Look through the data below. Collect every line where the word "this" occurs.

Supplied records:
..........

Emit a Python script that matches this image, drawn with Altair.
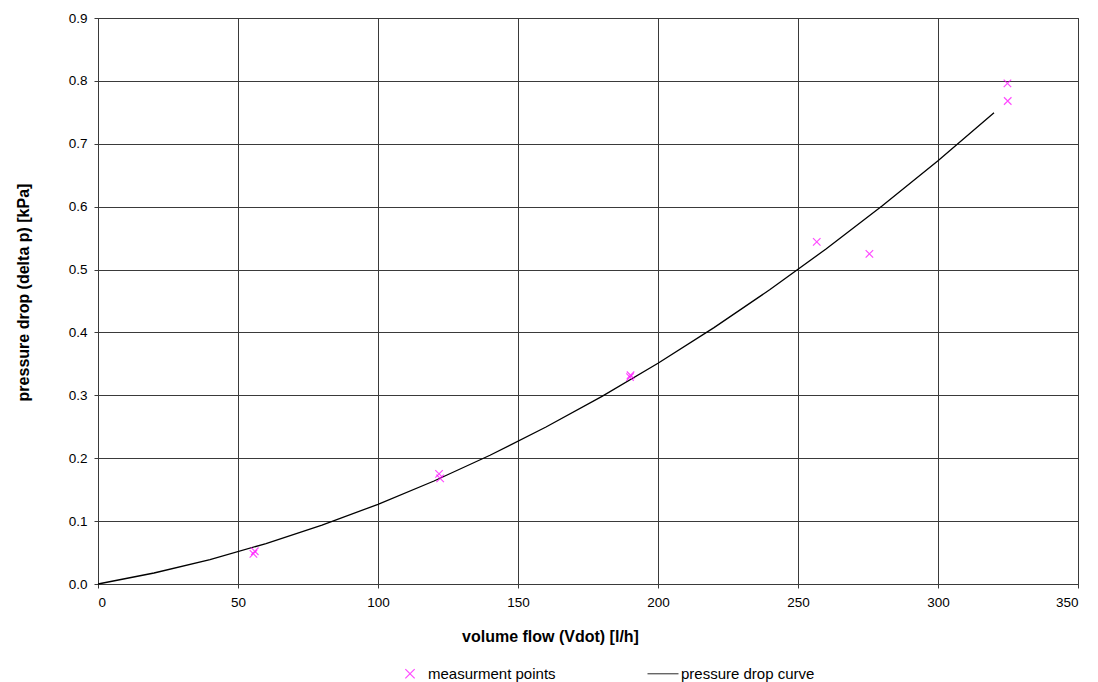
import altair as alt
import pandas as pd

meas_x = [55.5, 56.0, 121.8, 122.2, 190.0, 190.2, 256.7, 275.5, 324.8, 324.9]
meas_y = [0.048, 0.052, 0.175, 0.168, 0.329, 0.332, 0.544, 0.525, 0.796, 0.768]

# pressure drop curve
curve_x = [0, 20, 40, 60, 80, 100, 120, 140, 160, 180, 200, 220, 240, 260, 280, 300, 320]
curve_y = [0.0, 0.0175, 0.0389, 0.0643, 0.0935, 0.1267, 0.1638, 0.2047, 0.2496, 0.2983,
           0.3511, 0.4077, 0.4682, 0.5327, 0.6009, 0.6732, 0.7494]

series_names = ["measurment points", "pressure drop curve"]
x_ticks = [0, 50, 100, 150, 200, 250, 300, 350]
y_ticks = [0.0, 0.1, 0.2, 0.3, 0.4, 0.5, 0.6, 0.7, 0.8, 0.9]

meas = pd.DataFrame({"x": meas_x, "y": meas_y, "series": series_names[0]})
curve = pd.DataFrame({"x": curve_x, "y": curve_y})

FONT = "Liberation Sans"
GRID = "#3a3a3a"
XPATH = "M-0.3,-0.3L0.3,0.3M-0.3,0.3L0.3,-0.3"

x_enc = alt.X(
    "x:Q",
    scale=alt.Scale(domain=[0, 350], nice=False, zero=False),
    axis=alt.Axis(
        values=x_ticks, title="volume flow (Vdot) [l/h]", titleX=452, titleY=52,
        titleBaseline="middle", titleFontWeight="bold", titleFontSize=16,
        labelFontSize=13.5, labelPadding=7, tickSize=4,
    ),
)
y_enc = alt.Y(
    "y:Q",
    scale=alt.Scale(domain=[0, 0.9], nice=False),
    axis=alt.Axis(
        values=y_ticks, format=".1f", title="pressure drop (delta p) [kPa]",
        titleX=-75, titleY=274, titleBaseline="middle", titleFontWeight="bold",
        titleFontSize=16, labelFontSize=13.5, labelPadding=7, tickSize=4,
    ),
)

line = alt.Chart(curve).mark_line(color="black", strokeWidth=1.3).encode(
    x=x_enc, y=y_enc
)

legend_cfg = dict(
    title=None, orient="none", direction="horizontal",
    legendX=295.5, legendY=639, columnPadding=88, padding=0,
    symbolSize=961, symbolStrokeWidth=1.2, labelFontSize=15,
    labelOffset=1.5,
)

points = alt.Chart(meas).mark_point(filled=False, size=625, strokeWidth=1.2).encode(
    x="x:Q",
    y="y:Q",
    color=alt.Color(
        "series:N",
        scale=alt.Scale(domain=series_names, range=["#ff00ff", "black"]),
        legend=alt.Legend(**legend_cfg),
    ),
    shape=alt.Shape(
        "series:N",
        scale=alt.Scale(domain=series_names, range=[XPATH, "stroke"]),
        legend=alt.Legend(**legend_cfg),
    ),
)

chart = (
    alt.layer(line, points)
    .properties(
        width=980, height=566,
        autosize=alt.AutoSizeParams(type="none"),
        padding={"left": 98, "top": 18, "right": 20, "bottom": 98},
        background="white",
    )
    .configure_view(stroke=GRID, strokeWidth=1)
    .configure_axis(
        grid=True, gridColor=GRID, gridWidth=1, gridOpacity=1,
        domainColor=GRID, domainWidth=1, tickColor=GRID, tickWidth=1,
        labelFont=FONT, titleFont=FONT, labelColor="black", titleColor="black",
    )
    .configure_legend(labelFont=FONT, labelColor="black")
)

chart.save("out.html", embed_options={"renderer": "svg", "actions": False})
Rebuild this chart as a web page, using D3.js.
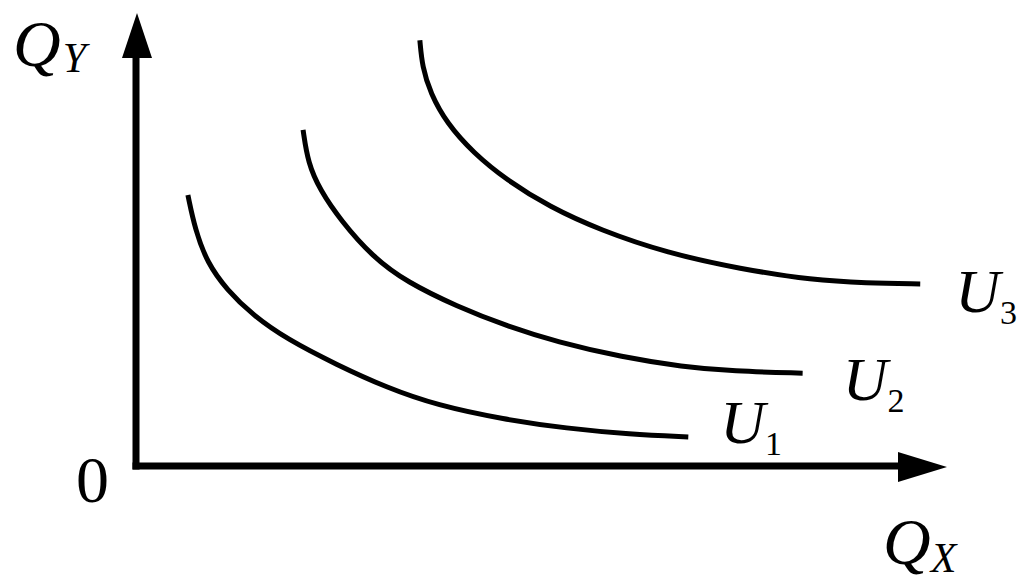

..........

The result:
Emit a Python script that matches this image, drawn with Altair.
Rebuild this chart as a web page, using D3.js.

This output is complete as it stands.